The cave church of Abu Serga. The oldest church inside the walls of Coptic Cairo is Abu Serga, built in the eleventh century on far older pillars, and named for two Roman soldiers, Sergius and Bacchus, put to death for their faith in 296. It is built over a cave, and the cave is the reason for it: as Matthew's Gospel tells, the Holy Family fled Herod into Egypt, and tradition holds that Joseph, Mary, and the infant Jesus sheltered here for some months on their long journey.



The Hanging Church. A little farther on stands Saint Virgin Mary's Coptic Orthodox Church, known to everyone as the Hanging Church, for it was raised on the old southern gate of the Roman fortress of Babylon, its nave suspended over the passage on a footing of palm logs and stone.
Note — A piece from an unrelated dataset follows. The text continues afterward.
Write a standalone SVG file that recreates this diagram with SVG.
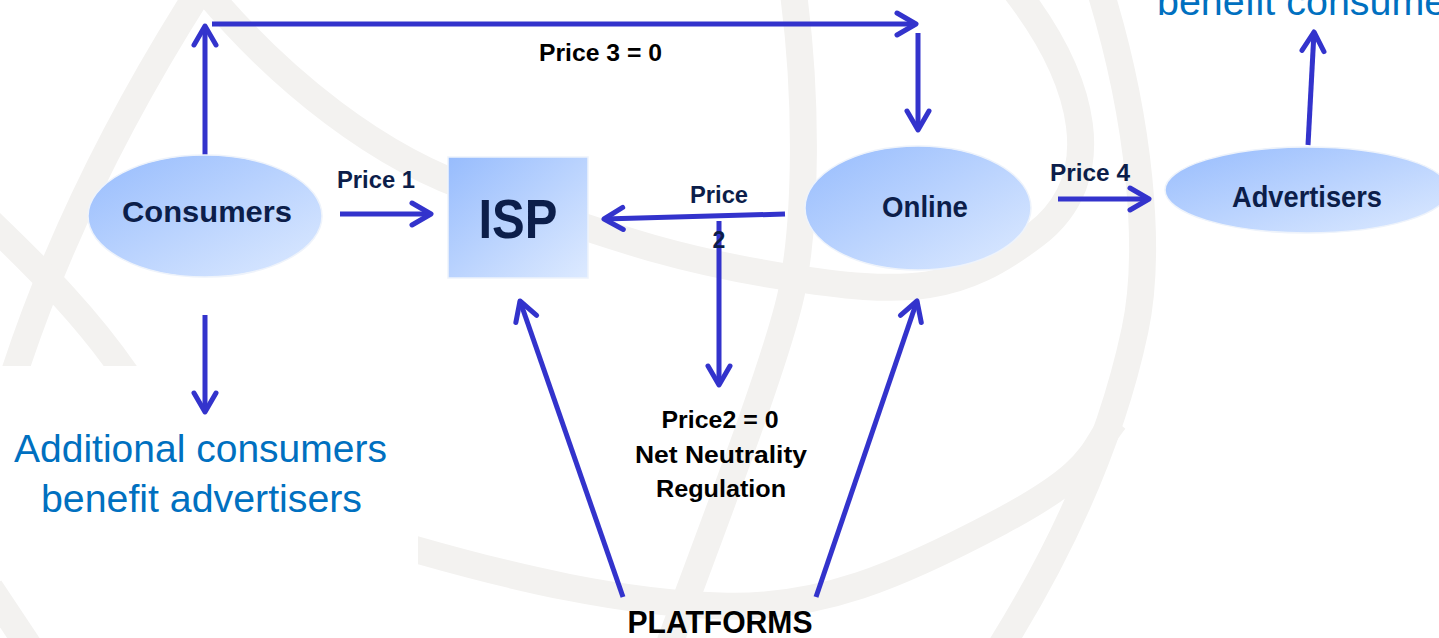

Inside, the wooden roof is shaped like the upturned hull of Noah's ark. It has three sanctuaries, the central one for the Virgin Mary, and among its many old icons is the one they call the Coptic Mona Lisa, of Mary with the child, dating back some twelve centuries.



The head priest, Father Jacob Soliman, met us at the top of the stairs, spoke with us a while, gave us his blessing, and shared with us the Communion bread; we felt deeply welcomed.

In the courtyard we had Sam take our picture before one of the frescoes.

There is more to tell about this church, something that happened to John on our first visit, weeks before, and again on this one. It was the most moving thing of the whole journey, and we have set it down on its own. It is the close of this story, and we will tell it there.
Lunch, and a cat. We took Sam to lunch at a spot he knew, and found ourselves sharing the table with the local cats, who worked out a clear pecking order over the scraps; a big red tom won the day, held his ground under our feet, and even took a swipe at Sam when he tried to shoo him off. We let him stay.

A cartouche. Sam wore a cartouche on a chain, his initials and his wife's in hieroglyphs, a gift from her; Janice admired it, and he took us to a shop where she chose a pair of earrings instead, one with John's initials and one with hers, written in the old picture-letters we had just learned to read at the Rosetta Stone.


Goodbye to Sam. And then it was over. Sam dropped us at the hotel to rest before the long drive to the airport and our flight home in the small hours. We said our goodbyes and took a last picture with him, the guide who had become a friend, and to whom we owe so much of what this trip came to mean. Janice had worn her Mayflower Descendant shirt all day, and even here a stranger in the museum had stopped her to say he was one too. It is a small world.